THE INPUT start

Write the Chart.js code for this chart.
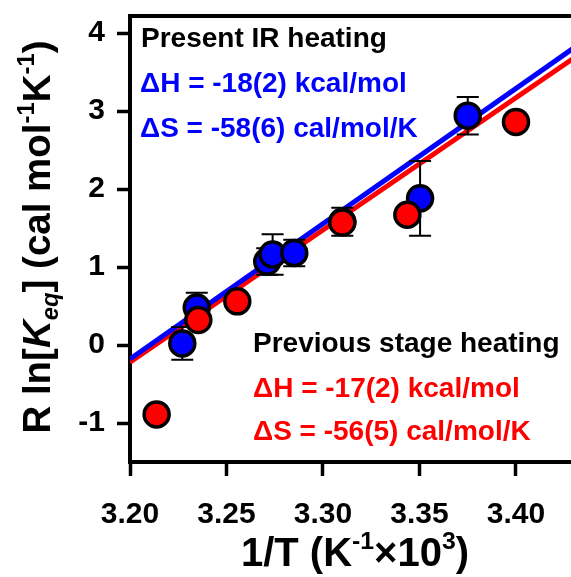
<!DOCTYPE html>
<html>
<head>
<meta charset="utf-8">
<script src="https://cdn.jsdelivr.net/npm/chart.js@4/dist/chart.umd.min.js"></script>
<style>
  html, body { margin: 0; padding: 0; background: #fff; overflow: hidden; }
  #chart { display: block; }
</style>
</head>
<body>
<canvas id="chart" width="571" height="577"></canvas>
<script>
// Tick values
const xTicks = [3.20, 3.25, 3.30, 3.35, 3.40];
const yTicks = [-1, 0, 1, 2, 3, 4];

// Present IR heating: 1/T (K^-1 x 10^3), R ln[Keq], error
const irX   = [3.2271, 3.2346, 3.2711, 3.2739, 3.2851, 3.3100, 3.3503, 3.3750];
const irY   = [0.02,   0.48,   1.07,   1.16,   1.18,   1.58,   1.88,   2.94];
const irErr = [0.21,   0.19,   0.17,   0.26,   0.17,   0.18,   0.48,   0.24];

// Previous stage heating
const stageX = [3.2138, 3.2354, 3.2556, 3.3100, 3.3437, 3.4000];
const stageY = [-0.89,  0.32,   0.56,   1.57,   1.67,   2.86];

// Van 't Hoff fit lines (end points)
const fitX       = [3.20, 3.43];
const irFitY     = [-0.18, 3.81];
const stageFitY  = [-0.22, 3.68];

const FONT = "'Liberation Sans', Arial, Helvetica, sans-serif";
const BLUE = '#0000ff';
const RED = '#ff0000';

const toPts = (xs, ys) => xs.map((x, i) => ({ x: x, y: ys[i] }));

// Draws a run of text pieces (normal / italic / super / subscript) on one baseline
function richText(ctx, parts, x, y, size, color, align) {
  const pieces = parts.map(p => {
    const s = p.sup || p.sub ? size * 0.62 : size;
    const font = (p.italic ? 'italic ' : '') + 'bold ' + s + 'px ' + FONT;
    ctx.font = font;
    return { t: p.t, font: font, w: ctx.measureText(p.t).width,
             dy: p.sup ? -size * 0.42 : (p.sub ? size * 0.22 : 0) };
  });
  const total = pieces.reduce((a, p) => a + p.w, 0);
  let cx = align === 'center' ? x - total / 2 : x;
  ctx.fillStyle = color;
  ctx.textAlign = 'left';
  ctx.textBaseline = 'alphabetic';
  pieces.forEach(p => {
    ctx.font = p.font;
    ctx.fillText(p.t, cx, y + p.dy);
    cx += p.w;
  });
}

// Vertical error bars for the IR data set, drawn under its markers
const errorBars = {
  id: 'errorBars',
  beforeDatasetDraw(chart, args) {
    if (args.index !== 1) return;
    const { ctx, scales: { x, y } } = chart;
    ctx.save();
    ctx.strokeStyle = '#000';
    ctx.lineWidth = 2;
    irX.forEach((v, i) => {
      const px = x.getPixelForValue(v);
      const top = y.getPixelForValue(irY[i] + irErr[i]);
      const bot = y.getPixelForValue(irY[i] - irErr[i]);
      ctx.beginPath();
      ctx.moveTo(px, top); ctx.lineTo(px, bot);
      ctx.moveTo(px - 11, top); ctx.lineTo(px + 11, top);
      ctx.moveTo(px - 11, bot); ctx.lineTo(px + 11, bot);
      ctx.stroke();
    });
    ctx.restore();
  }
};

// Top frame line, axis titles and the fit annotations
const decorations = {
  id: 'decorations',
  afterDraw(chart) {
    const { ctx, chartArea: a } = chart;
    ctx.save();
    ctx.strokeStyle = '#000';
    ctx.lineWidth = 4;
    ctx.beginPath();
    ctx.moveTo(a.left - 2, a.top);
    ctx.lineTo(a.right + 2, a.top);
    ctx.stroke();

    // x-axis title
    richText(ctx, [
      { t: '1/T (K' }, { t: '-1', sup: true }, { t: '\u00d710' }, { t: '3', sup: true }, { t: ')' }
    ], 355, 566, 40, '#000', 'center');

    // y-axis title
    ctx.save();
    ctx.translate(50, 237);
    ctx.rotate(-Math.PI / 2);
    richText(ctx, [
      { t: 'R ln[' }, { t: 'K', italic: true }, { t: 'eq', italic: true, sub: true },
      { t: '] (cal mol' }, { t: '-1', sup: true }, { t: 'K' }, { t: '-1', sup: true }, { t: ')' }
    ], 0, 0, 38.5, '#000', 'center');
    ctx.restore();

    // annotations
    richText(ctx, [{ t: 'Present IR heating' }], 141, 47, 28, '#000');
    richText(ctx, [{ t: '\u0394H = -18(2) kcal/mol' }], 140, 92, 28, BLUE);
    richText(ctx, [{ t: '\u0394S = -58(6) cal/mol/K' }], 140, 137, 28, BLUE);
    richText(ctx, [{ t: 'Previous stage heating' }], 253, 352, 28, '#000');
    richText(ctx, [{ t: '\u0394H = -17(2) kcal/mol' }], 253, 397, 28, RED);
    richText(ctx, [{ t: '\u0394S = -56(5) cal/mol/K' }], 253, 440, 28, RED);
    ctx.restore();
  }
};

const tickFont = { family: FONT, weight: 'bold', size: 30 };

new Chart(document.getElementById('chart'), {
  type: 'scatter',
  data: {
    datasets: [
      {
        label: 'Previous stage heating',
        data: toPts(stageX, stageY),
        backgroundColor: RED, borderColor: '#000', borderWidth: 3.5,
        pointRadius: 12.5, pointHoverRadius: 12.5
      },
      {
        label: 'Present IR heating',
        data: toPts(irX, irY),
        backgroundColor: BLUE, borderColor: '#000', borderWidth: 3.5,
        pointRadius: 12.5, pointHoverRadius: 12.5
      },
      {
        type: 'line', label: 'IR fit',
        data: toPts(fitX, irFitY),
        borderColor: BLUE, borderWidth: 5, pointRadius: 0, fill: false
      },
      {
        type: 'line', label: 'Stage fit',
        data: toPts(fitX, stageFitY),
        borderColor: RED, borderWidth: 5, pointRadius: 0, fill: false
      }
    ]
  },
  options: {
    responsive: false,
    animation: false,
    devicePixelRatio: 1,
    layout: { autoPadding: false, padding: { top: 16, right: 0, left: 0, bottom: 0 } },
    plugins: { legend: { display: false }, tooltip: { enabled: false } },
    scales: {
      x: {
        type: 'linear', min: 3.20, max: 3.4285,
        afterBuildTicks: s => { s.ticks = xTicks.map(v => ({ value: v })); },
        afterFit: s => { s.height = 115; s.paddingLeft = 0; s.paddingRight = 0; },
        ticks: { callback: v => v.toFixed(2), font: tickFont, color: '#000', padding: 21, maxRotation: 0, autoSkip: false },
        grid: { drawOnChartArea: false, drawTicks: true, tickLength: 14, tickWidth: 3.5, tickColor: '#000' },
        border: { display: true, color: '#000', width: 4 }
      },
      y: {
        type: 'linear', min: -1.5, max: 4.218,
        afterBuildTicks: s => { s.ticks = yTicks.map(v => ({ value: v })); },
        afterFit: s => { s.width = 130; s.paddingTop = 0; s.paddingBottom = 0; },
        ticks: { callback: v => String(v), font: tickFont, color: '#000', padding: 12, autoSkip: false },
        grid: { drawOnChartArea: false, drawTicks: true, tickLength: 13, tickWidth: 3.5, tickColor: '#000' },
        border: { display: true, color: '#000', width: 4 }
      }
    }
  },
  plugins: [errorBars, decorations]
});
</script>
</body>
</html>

THE INPUT end
THE INPUT start

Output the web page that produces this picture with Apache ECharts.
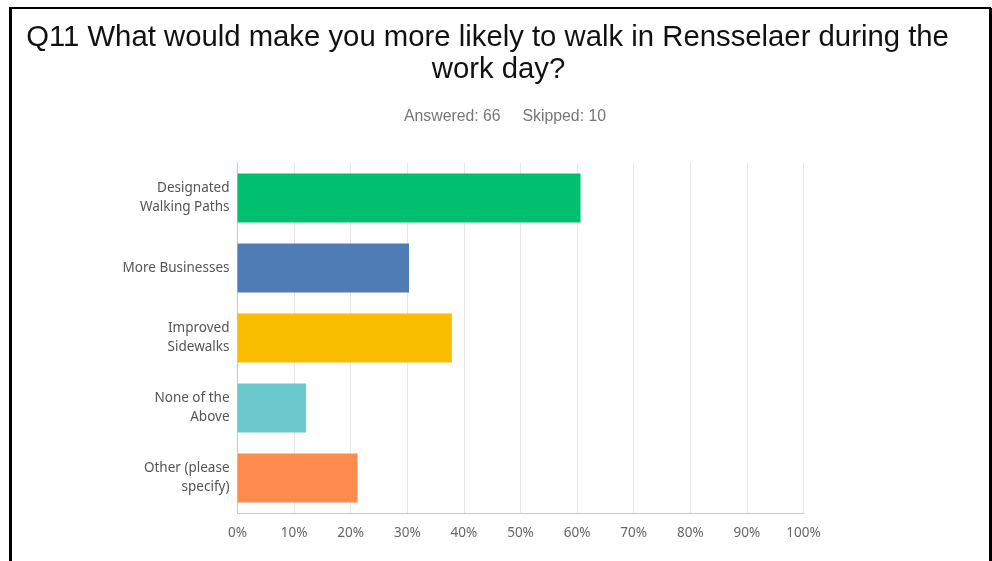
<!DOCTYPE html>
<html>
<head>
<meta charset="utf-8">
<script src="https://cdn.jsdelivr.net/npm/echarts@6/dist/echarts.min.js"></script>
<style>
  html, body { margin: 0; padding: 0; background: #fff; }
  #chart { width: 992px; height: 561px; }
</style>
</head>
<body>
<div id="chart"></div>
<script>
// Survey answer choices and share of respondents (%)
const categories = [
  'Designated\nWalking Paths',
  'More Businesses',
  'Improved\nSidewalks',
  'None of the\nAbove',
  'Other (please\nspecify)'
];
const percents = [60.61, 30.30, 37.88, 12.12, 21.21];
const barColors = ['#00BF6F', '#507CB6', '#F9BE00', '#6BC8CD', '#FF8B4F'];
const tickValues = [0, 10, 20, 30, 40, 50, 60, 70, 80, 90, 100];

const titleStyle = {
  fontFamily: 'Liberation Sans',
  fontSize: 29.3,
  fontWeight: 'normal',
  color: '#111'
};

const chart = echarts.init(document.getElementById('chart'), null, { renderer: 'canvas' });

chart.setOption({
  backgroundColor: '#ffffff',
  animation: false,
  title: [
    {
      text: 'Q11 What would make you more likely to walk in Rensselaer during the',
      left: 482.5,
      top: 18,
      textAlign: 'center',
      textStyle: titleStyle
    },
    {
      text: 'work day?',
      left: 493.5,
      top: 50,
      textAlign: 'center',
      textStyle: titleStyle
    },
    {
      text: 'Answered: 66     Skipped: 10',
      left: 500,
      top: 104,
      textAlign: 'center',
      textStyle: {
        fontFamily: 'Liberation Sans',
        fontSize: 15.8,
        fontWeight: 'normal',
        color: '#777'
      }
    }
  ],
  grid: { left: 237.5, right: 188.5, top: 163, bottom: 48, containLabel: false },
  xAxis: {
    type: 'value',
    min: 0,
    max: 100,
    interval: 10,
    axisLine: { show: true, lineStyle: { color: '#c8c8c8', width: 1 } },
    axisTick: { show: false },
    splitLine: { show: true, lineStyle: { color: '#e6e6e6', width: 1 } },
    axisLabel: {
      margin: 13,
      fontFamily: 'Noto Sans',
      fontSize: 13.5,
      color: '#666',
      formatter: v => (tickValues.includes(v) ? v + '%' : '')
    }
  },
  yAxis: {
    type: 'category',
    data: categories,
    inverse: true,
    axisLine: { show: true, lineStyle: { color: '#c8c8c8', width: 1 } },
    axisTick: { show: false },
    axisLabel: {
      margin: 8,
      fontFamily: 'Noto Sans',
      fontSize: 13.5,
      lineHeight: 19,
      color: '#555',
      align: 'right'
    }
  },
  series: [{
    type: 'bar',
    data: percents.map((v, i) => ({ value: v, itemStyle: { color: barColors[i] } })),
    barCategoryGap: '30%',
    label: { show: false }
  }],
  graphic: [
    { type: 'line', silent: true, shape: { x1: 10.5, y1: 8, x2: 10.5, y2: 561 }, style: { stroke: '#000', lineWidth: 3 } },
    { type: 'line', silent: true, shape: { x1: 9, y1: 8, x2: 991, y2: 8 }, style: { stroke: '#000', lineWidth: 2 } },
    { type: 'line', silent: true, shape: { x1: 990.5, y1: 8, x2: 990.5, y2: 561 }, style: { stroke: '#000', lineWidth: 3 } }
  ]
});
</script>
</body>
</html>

THE INPUT end

Look above for the line with "Write the Chart.js code for this chart."; quote it and every line after it, stopping after the line with "const toPts = (xs, ys)", exactly, with nothing added and without pictures.

Write the Chart.js code for this chart.
<!DOCTYPE html>
<html>
<head>
<meta charset="utf-8">
<script src="https://cdn.jsdelivr.net/npm/chart.js@4/dist/chart.umd.min.js"></script>
<style>
  html, body { margin: 0; padding: 0; background: #fff; overflow: hidden; }
  #chart { display: block; }
</style>
</head>
<body>
<canvas id="chart" width="571" height="577"></canvas>
<script>
// Tick values
const xTicks = [3.20, 3.25, 3.30, 3.35, 3.40];
const yTicks = [-1, 0, 1, 2, 3, 4];

// Present IR heating: 1/T (K^-1 x 10^3), R ln[Keq], error
const irX   = [3.2271, 3.2346, 3.2711, 3.2739, 3.2851, 3.3100, 3.3503, 3.3750];
const irY   = [0.02,   0.48,   1.07,   1.16,   1.18,   1.58,   1.88,   2.94];
const irErr = [0.21,   0.19,   0.17,   0.26,   0.17,   0.18,   0.48,   0.24];

// Previous stage heating
const stageX = [3.2138, 3.2354, 3.2556, 3.3100, 3.3437, 3.4000];
const stageY = [-0.89,  0.32,   0.56,   1.57,   1.67,   2.86];

// Van 't Hoff fit lines (end points)
const fitX       = [3.20, 3.43];
const irFitY     = [-0.18, 3.81];
const stageFitY  = [-0.22, 3.68];

const FONT = "'Liberation Sans', Arial, Helvetica, sans-serif";
const BLUE = '#0000ff';
const RED = '#ff0000';

const toPts = (xs, ys) => xs.map((x, i) => ({ x: x, y: ys[i] }));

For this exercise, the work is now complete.